マクロン氏が焦っているのはトランプ氏が就任すればウクライナ支援のプラグを引っこ抜くだろう、そうすればウクライナの劣勢はより鮮明になり、NATOへの実質的な影響は更に大きくなるだろうからその前に手を打っておきたいというものです。
もちろん、これはバイデン氏が長距離砲によるロシア向け攻撃を容認したことと重なっています。ただ、プーチン氏は参戦する国には容赦しないという姿勢を明白にしていることから、それこそ第三次世界大戦のリスクが出てしまうわけです。それ以上に欧州がアメリカと敵対的な政策を進めることで欧米の関係が不安定になることがより懸念されるのです。
トランプ氏はNATOにどれだけ興味があるのかといえば「欧州は十分な拠出金を出していないじゃないか?出さないならアメリカは拠出を留保する」ぐらいは平気でやってのけるでしょう。
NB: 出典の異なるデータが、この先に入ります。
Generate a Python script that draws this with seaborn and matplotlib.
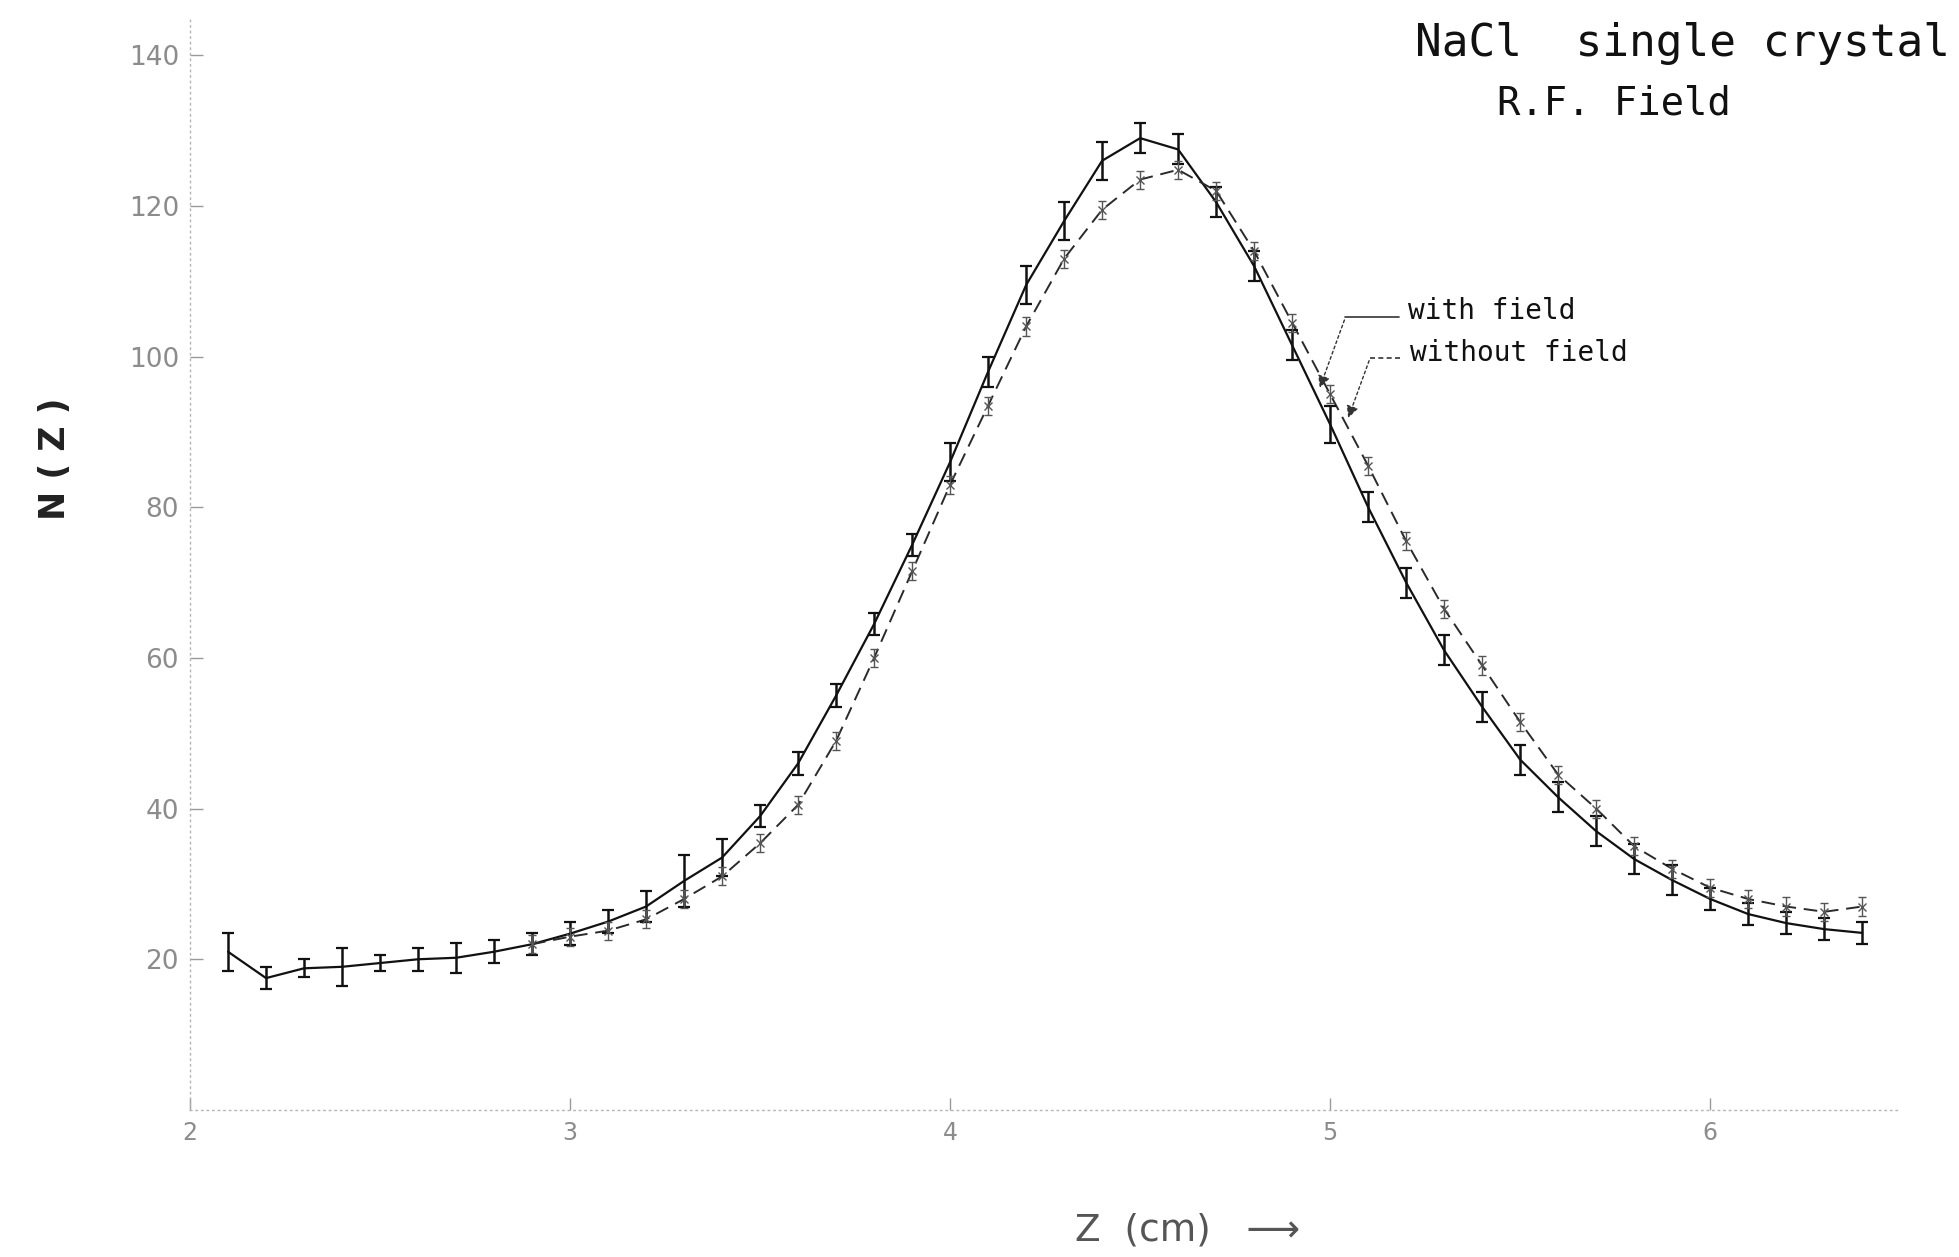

その時、マクロン氏に「いや、まぁ、トランプさん、そう言わずに…」という揉み手の技ができるとは思えないのです。
そのフランスはマクロン氏が昨年暴挙に出た総選挙策が失敗し、国内政治がガタガタになり、ようやくスタートしたバルニエ首相を中心とする政権も崩壊寸前です。10月に示された25年度予算案に対して少数与党が議会承認を得るために野党に譲歩をしたものの極右のルペン氏を満足させられず、左派も同調し、内閣が今日にも採決なしの議会突破をします。それを受け野党は内閣不信任案を提出、可決されるため、フランスは近年まれに見る政治危機に陥るのです。
為替市場を見るとユーロ独歩安になりつつあります。理由はフランス、ドイツが不安定でEUの長期的取り組み、更にはNATOのあり方を含め、読みづらくなっているからでしょう。
ドイツにしてもトランプ関税には戦々恐々としています。アメリカがEUに対しても10%の関税をかければ輸出大国ドイツが無傷ではいられないというものです。そもそもシュルツ政権がほぼ崩壊し、国内のリーダーシップもない中、ドイツ経済はこの2年間ほぼフラット、つまり成長していないのであります。